**Work instructions**. Scan the material and copy every line in which "matplotlib" appears.

**Data for this exercise**.
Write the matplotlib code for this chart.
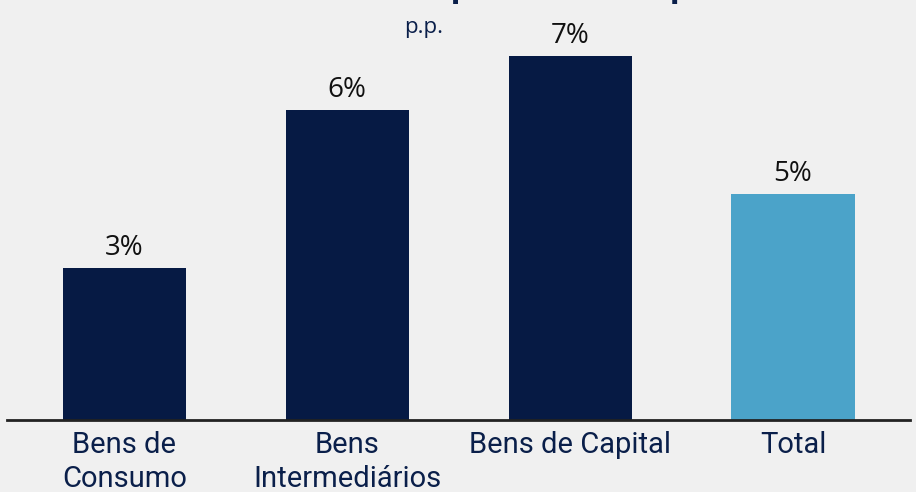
import matplotlib
matplotlib.use("Agg")
import matplotlib.pyplot as plt
from matplotlib.textpath import TextPath
from matplotlib.font_manager import FontProperties

categories = ["Bens de\nConsumo", "Bens\nIntermediários", "Bens de Capital", "Total"]
values = [3.1, 6.3, 7.4, 4.6]
colors = ["#061a44", "#061a44", "#061a44", "#4ba3c9"]
subtitle = "p.p."
title = "Impacto médio por setor"

bg = "#f0f0f0"
navy = "#0a1f4a"

fig = plt.figure(figsize=(9.16, 4.92), dpi=100, facecolor=bg)
ax = fig.add_axes([7/916, 72/492, 903/916, 393.5/492], facecolor=bg)

x = list(range(len(categories)))
ax.bar(x, values, width=0.553, color=colors)
ax.set_xlim(-0.527, 3.525)
ax.set_ylim(0, 8)

for xi, v in zip(x, values):
    ax.text(xi, v + 0.12, f"{v:.0f}%", ha="center", va="bottom",
            fontsize=20, color="#111111", family="Open Sans")

ax.set_xticks(x)
ax.set_xticklabels(categories, fontsize=21, color=navy, family="Roboto",
                   linespacing=1.26)
ax.tick_params(axis="x", length=0, pad=8)
ax.set_yticks([])
for s in ["top", "left", "right"]:
    ax.spines[s].set_visible(False)
ax.spines["bottom"].set_color("#222222")
ax.spines["bottom"].set_linewidth(2)

fig.text(424/916, 1 - 33/492, subtitle, ha="center", va="baseline",
         fontsize=16, color=navy, family="Open Sans")

# partially visible bold title above the figure (only descenders show)
tfs = 24.5
fp = FontProperties(family="Open Sans", weight="bold", size=tfs)
w_prefix = TextPath((0, 0), "Im", prop=fp).get_extents().width * 100 / 72
x_start = 448 - w_prefix - 3
fig.text(x_start/916, 1 + 4/492, title, ha="left", va="baseline",
         fontsize=tfs, fontweight="bold", color=navy, family="Open Sans")

fig.savefig("out.png", dpi=100, facecolor=bg)
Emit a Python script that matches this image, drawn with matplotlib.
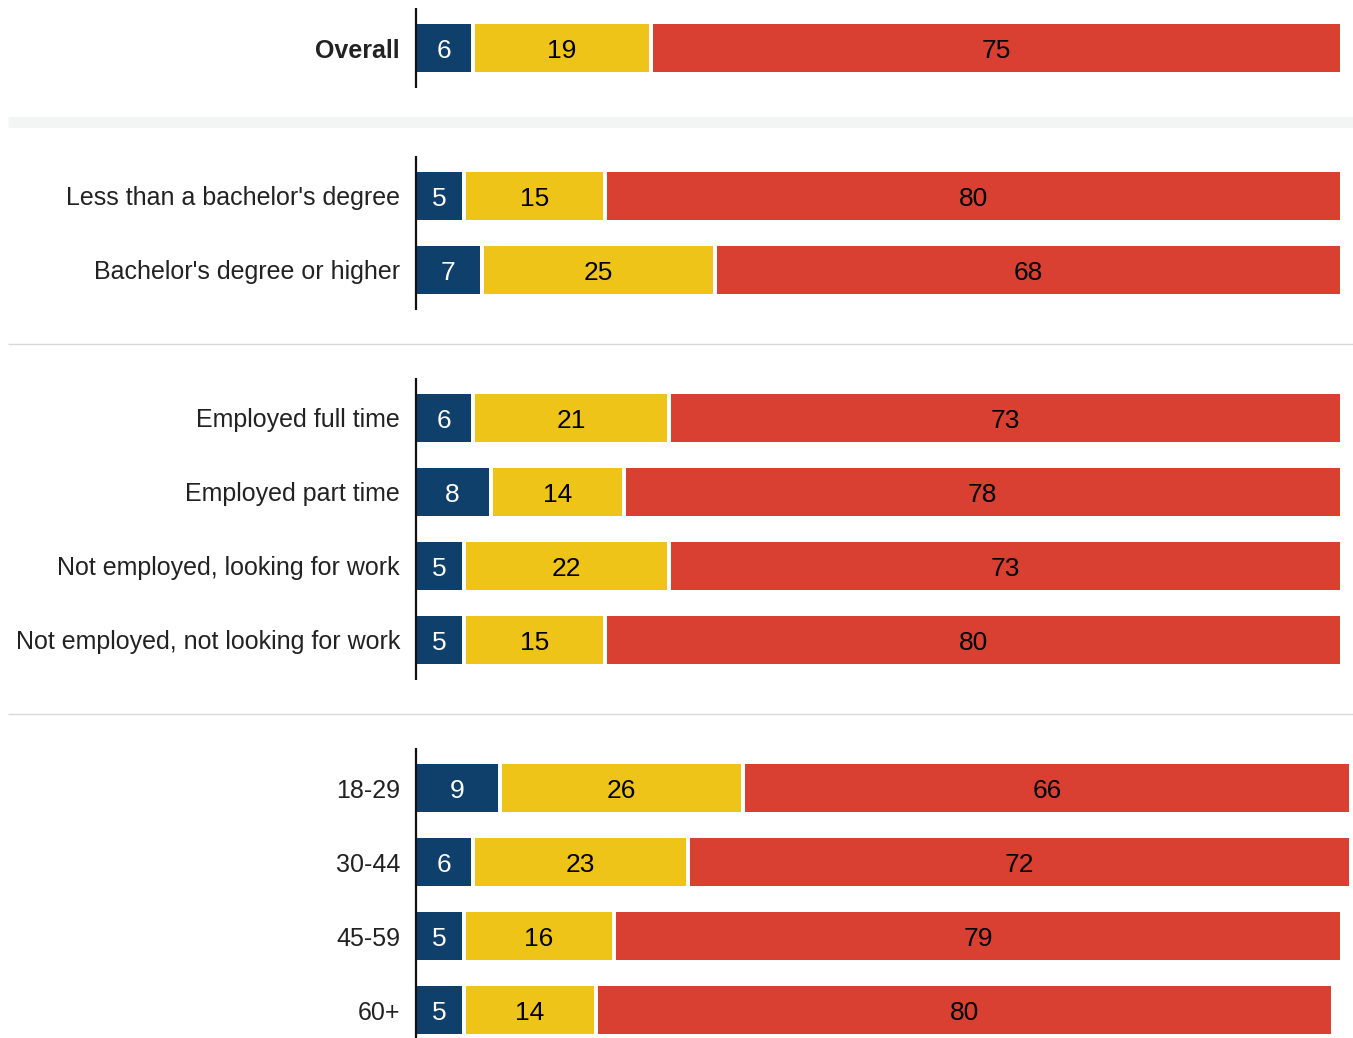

**Exercise solution**.
Write the matplotlib code for this chart.
import matplotlib
matplotlib.use("Agg")
import matplotlib.pyplot as plt
from matplotlib.textpath import TextPath
from matplotlib.font_manager import FontProperties
Emit a Python script that matches this image, drawn with matplotlib.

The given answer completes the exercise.